• [Challenge]: Word for word, transcribe the lines below and drop the pictures.

--- Start ---

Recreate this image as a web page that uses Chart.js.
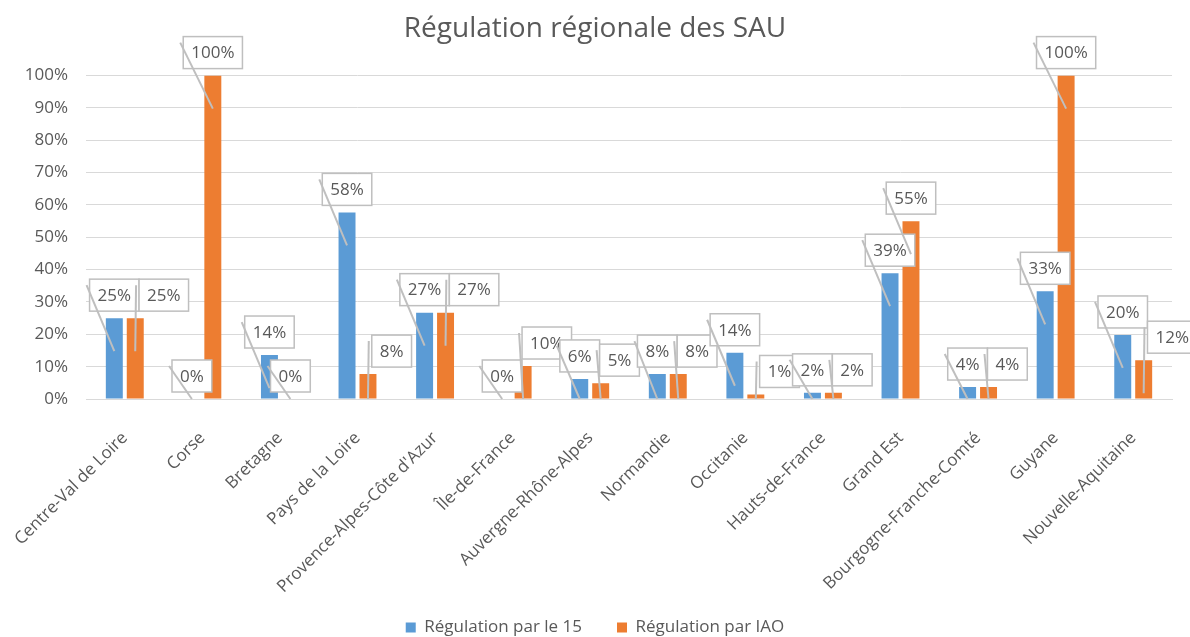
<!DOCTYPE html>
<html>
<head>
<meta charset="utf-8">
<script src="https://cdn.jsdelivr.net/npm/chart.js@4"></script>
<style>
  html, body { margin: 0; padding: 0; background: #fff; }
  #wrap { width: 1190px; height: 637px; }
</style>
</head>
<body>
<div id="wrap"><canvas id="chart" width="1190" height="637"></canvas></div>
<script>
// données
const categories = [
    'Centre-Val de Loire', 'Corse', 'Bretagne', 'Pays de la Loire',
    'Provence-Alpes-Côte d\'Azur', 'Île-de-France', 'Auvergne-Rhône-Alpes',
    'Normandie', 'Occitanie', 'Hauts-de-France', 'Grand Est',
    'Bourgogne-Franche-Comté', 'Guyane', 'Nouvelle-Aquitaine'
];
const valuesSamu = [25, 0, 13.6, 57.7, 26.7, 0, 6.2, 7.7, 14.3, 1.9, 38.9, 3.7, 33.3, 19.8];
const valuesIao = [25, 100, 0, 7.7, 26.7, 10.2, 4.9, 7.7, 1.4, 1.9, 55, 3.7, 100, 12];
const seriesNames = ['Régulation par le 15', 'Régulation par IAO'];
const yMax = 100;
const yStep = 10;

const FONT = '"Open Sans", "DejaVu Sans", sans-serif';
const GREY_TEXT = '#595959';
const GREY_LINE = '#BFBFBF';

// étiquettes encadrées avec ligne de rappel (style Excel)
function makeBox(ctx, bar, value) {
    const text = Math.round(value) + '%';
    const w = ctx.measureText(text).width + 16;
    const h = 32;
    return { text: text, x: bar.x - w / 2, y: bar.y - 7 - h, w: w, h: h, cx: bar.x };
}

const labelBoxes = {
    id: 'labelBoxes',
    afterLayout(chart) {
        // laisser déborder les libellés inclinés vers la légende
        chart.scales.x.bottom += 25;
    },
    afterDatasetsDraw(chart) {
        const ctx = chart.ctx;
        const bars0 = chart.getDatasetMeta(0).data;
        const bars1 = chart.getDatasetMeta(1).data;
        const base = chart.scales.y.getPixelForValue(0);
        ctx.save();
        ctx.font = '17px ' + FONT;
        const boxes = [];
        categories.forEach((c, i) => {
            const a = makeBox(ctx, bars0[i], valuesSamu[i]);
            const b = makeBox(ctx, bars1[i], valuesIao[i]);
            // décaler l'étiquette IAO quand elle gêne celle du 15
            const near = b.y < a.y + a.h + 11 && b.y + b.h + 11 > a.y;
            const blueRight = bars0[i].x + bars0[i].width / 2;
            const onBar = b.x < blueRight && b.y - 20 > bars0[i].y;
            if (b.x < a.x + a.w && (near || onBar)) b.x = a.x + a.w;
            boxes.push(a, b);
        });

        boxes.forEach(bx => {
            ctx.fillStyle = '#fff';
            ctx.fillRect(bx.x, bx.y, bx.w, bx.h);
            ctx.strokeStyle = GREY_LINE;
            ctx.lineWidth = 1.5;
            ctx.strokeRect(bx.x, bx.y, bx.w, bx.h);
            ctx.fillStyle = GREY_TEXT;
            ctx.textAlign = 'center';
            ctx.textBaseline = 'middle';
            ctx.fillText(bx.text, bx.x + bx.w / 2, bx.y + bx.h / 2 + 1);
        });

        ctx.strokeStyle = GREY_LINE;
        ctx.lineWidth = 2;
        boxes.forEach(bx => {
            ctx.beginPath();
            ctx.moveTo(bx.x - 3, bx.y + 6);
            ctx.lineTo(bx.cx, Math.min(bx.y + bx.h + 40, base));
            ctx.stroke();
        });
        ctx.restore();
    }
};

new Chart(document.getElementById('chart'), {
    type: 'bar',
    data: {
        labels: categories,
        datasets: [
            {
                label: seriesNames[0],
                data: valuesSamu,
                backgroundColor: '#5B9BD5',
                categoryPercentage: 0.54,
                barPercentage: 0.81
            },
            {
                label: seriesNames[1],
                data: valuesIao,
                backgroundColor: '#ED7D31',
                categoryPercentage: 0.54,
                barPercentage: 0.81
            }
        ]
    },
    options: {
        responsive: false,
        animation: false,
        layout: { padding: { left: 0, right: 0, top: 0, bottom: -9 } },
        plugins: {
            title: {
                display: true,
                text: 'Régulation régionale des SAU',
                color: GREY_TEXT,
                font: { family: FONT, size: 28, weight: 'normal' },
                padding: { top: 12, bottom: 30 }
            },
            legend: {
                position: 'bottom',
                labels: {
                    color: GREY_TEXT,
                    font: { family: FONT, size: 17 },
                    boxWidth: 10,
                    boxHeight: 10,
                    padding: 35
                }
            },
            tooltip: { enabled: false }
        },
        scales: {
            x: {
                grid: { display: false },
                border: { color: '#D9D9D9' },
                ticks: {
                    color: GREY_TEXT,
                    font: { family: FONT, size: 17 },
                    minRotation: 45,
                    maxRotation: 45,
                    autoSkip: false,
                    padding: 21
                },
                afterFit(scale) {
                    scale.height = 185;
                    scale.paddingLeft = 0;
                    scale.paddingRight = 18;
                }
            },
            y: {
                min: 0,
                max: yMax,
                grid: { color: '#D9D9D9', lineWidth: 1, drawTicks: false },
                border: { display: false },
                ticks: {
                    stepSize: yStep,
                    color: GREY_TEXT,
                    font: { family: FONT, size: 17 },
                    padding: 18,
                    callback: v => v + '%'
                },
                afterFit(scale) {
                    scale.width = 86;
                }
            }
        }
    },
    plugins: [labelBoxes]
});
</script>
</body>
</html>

--- End ---

• [Solution to this exercise]:
Recreate this image as a web page that uses Chart.js.
<!DOCTYPE html>
<html>
<head>
<meta charset="utf-8">
<script src="https://cdn.jsdelivr.net/npm/chart.js@4"></script>
<style>
  html, body { margin: 0; padding: 0; background: #fff; }
  #wrap { width: 1190px; height: 637px; }
</style>
</head>
<body>
<div id="wrap"><canvas id="chart" width="1190" height="637"></canvas></div>
<script>
// données
const categories = [
    'Centre-Val de Loire', 'Corse', 'Bretagne', 'Pays de la Loire',
    'Provence-Alpes-Côte d\'Azur', 'Île-de-France', 'Auvergne-Rhône-Alpes',
    'Normandie', 'Occitanie', 'Hauts-de-France', 'Grand Est',
    'Bourgogne-Franche-Comté', 'Guyane', 'Nouvelle-Aquitaine'
];
const valuesSamu = [25, 0, 13.6, 57.7, 26.7, 0, 6.2, 7.7, 14.3, 1.9, 38.9, 3.7, 33.3, 19.8];
const valuesIao = [25, 100, 0, 7.7, 26.7, 10.2, 4.9, 7.7, 1.4, 1.9, 55, 3.7, 100, 12];
const seriesNames = ['Régulation par le 15', 'Régulation par IAO'];
const yMax = 100;
const yStep = 10;

const FONT = '"Open Sans", "DejaVu Sans", sans-serif';
const GREY_TEXT = '#595959';
const GREY_LINE = '#BFBFBF';

// étiquettes encadrées avec ligne de rappel (style Excel)
function makeBox(ctx, bar, value) {
    const text = Math.round(value) + '%';
    const w = ctx.measureText(text).width + 16;
    const h = 32;
    return { text: text, x: bar.x - w / 2, y: bar.y - 7 - h, w: w, h: h, cx: bar.x };
}

const labelBoxes = {
    id: 'labelBoxes',
    afterLayout(chart) {
        // laisser déborder les libellés inclinés vers la légende
        chart.scales.x.bottom += 25;
    },
    afterDatasetsDraw(chart) {
        const ctx = chart.ctx;
        const bars0 = chart.getDatasetMeta(0).data;
        const bars1 = chart.getDatasetMeta(1).data;
        const base = chart.scales.y.getPixelForValue(0);
        ctx.save();
        ctx.font = '17px ' + FONT;
        const boxes = [];
        categories.forEach((c, i) => {
            const a = makeBox(ctx, bars0[i], valuesSamu[i]);
            const b = makeBox(ctx, bars1[i], valuesIao[i]);
            // décaler l'étiquette IAO quand elle gêne celle du 15
            const near = b.y < a.y + a.h + 11 && b.y + b.h + 11 > a.y;
            const blueRight = bars0[i].x + bars0[i].width / 2;
            const onBar = b.x < blueRight && b.y - 20 > bars0[i].y;
            if (b.x < a.x + a.w && (near || onBar)) b.x = a.x + a.w;
            boxes.push(a, b);
        });

        boxes.forEach(bx => {
            ctx.fillStyle = '#fff';
            ctx.fillRect(bx.x, bx.y, bx.w, bx.h);
            ctx.strokeStyle = GREY_LINE;
            ctx.lineWidth = 1.5;
            ctx.strokeRect(bx.x, bx.y, bx.w, bx.h);
            ctx.fillStyle = GREY_TEXT;
            ctx.textAlign = 'center';
            ctx.textBaseline = 'middle';
            ctx.fillText(bx.text, bx.x + bx.w / 2, bx.y + bx.h / 2 + 1);
        });

        ctx.strokeStyle = GREY_LINE;
        ctx.lineWidth = 2;
        boxes.forEach(bx => {
            ctx.beginPath();
            ctx.moveTo(bx.x - 3, bx.y + 6);
            ctx.lineTo(bx.cx, Math.min(bx.y + bx.h + 40, base));
            ctx.stroke();
        });
        ctx.restore();
    }
};

new Chart(document.getElementById('chart'), {
    type: 'bar',
    data: {
        labels: categories,
        datasets: [
            {
                label: seriesNames[0],
                data: valuesSamu,
                backgroundColor: '#5B9BD5',
                categoryPercentage: 0.54,
                barPercentage: 0.81
            },
            {
                label: seriesNames[1],
                data: valuesIao,
                backgroundColor: '#ED7D31',
                categoryPercentage: 0.54,
                barPercentage: 0.81
            }
        ]
    },
    options: {
        responsive: false,
        animation: false,
        layout: { padding: { left: 0, right: 0, top: 0, bottom: -9 } },
        plugins: {
            title: {
                display: true,
                text: 'Régulation régionale des SAU',
                color: GREY_TEXT,
                font: { family: FONT, size: 28, weight: 'normal' },
                padding: { top: 12, bottom: 30 }
            },
            legend: {
                position: 'bottom',
                labels: {
                    color: GREY_TEXT,
                    font: { family: FONT, size: 17 },
                    boxWidth: 10,
                    boxHeight: 10,
                    padding: 35
                }
            },
            tooltip: { enabled: false }
        },
        scales: {
            x: {
                grid: { display: false },
                border: { color: '#D9D9D9' },
                ticks: {
                    color: GREY_TEXT,
                    font: { family: FONT, size: 17 },
                    minRotation: 45,
                    maxRotation: 45,
                    autoSkip: false,
                    padding: 21
                },
                afterFit(scale) {
                    scale.height = 185;
                    scale.paddingLeft = 0;
                    scale.paddingRight = 18;
                }
            },
            y: {
                min: 0,
                max: yMax,
                grid: { color: '#D9D9D9', lineWidth: 1, drawTicks: false },
                border: { display: false },
                ticks: {
                    stepSize: yStep,
                    color: GREY_TEXT,
                    font: { family: FONT, size: 17 },
                    padding: 18,
                    callback: v => v + '%'
                },
                afterFit(scale) {
                    scale.width = 86;
                }
            }
        }
    },
    plugins: [labelBoxes]
});
</script>
</body>
</html>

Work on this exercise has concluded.